*** Data provided
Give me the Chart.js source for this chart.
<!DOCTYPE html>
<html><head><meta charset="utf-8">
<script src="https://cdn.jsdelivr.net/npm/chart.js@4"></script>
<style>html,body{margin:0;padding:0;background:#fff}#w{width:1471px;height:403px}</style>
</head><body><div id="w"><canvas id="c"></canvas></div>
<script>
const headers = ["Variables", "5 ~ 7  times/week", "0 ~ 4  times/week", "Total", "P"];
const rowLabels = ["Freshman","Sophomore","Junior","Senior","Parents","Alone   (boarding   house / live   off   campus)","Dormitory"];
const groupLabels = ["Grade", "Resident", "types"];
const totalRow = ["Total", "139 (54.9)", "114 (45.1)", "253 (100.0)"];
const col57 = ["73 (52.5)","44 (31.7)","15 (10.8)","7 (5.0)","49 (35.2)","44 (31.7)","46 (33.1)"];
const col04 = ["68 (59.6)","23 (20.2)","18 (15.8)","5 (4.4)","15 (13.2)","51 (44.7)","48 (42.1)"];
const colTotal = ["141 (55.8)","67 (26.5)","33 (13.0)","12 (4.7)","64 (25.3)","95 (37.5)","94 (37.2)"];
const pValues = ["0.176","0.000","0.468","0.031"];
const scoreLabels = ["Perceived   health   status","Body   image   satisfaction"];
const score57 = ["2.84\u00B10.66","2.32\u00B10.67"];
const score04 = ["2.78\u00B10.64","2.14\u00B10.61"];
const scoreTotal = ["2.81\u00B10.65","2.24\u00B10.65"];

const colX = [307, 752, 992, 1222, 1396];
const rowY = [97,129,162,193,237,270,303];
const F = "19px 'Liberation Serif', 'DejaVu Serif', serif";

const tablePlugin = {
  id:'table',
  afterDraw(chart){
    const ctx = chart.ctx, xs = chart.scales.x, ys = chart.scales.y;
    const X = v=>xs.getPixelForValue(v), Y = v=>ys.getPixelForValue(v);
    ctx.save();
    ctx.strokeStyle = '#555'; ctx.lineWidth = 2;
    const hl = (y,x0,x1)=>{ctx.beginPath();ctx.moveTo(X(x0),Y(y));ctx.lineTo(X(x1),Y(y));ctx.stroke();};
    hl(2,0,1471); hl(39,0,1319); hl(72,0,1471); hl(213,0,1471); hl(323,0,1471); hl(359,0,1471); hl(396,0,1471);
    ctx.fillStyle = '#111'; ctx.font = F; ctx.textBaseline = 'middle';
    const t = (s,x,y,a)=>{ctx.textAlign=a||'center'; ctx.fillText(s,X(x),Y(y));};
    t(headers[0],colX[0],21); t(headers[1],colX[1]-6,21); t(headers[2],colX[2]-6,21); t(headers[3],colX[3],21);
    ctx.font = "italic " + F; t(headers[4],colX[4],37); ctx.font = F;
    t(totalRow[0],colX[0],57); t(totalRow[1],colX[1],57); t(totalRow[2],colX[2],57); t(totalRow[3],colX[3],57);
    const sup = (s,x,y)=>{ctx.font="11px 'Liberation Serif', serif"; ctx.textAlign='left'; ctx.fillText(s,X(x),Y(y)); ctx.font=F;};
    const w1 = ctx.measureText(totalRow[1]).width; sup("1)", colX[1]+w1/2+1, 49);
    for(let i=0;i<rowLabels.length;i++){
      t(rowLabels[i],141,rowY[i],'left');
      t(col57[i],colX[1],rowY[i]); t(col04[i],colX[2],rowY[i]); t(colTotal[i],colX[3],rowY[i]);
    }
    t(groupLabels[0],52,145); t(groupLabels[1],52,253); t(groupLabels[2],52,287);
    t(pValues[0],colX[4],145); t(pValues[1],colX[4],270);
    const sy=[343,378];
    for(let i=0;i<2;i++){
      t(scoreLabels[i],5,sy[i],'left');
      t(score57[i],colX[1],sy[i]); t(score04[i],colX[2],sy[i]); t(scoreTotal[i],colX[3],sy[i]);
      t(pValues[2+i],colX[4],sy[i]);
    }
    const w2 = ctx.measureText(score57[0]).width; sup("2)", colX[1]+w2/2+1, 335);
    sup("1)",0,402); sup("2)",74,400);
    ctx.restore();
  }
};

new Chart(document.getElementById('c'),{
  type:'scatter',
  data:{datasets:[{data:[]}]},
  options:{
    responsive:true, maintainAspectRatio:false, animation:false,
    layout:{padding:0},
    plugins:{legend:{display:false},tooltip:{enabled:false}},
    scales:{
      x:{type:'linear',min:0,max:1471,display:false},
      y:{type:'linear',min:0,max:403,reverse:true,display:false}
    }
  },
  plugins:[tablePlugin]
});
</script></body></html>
******
| Task details |
Return the lines above exactly, keeping every word.

| Finished exercise |
Give me the Chart.js source for this chart.
<!DOCTYPE html>
<html><head><meta charset="utf-8">
<script src="https://cdn.jsdelivr.net/npm/chart.js@4"></script>
<style>html,body{margin:0;padding:0;background:#fff}#w{width:1471px;height:403px}</style>
</head><body><div id="w"><canvas id="c"></canvas></div>
<script>
const headers = ["Variables", "5 ~ 7  times/week", "0 ~ 4  times/week", "Total", "P"];
const rowLabels = ["Freshman","Sophomore","Junior","Senior","Parents","Alone   (boarding   house / live   off   campus)","Dormitory"];
const groupLabels = ["Grade", "Resident", "types"];
const totalRow = ["Total", "139 (54.9)", "114 (45.1)", "253 (100.0)"];
const col57 = ["73 (52.5)","44 (31.7)","15 (10.8)","7 (5.0)","49 (35.2)","44 (31.7)","46 (33.1)"];
const col04 = ["68 (59.6)","23 (20.2)","18 (15.8)","5 (4.4)","15 (13.2)","51 (44.7)","48 (42.1)"];
const colTotal = ["141 (55.8)","67 (26.5)","33 (13.0)","12 (4.7)","64 (25.3)","95 (37.5)","94 (37.2)"];
const pValues = ["0.176","0.000","0.468","0.031"];
const scoreLabels = ["Perceived   health   status","Body   image   satisfaction"];
const score57 = ["2.84\u00B10.66","2.32\u00B10.67"];
const score04 = ["2.78\u00B10.64","2.14\u00B10.61"];
const scoreTotal = ["2.81\u00B10.65","2.24\u00B10.65"];

const colX = [307, 752, 992, 1222, 1396];
const rowY = [97,129,162,193,237,270,303];
const F = "19px 'Liberation Serif', 'DejaVu Serif', serif";

const tablePlugin = {
  id:'table',
  afterDraw(chart){
    const ctx = chart.ctx, xs = chart.scales.x, ys = chart.scales.y;
    const X = v=>xs.getPixelForValue(v), Y = v=>ys.getPixelForValue(v);
    ctx.save();
    ctx.strokeStyle = '#555'; ctx.lineWidth = 2;
    const hl = (y,x0,x1)=>{ctx.beginPath();ctx.moveTo(X(x0),Y(y));ctx.lineTo(X(x1),Y(y));ctx.stroke();};
    hl(2,0,1471); hl(39,0,1319); hl(72,0,1471); hl(213,0,1471); hl(323,0,1471); hl(359,0,1471); hl(396,0,1471);
    ctx.fillStyle = '#111'; ctx.font = F; ctx.textBaseline = 'middle';
    const t = (s,x,y,a)=>{ctx.textAlign=a||'center'; ctx.fillText(s,X(x),Y(y));};
    t(headers[0],colX[0],21); t(headers[1],colX[1]-6,21); t(headers[2],colX[2]-6,21); t(headers[3],colX[3],21);
    ctx.font = "italic " + F; t(headers[4],colX[4],37); ctx.font = F;
    t(totalRow[0],colX[0],57); t(totalRow[1],colX[1],57); t(totalRow[2],colX[2],57); t(totalRow[3],colX[3],57);
    const sup = (s,x,y)=>{ctx.font="11px 'Liberation Serif', serif"; ctx.textAlign='left'; ctx.fillText(s,X(x),Y(y)); ctx.font=F;};
    const w1 = ctx.measureText(totalRow[1]).width; sup("1)", colX[1]+w1/2+1, 49);
    for(let i=0;i<rowLabels.length;i++){
      t(rowLabels[i],141,rowY[i],'left');
      t(col57[i],colX[1],rowY[i]); t(col04[i],colX[2],rowY[i]); t(colTotal[i],colX[3],rowY[i]);
    }
    t(groupLabels[0],52,145); t(groupLabels[1],52,253); t(groupLabels[2],52,287);
    t(pValues[0],colX[4],145); t(pValues[1],colX[4],270);
    const sy=[343,378];
    for(let i=0;i<2;i++){
      t(scoreLabels[i],5,sy[i],'left');
      t(score57[i],colX[1],sy[i]); t(score04[i],colX[2],sy[i]); t(scoreTotal[i],colX[3],sy[i]);
      t(pValues[2+i],colX[4],sy[i]);
    }
    const w2 = ctx.measureText(score57[0]).width; sup("2)", colX[1]+w2/2+1, 335);
    sup("1)",0,402); sup("2)",74,400);
    ctx.restore();
  }
};

new Chart(document.getElementById('c'),{
  type:'scatter',
  data:{datasets:[{data:[]}]},
  options:{
    responsive:true, maintainAspectRatio:false, animation:false,
    layout:{padding:0},
    plugins:{legend:{display:false},tooltip:{enabled:false}},
    scales:{
      x:{type:'linear',min:0,max:1471,display:false},
      y:{type:'linear',min:0,max:403,reverse:true,display:false}
    }
  },
  plugins:[tablePlugin]
});
</script></body></html>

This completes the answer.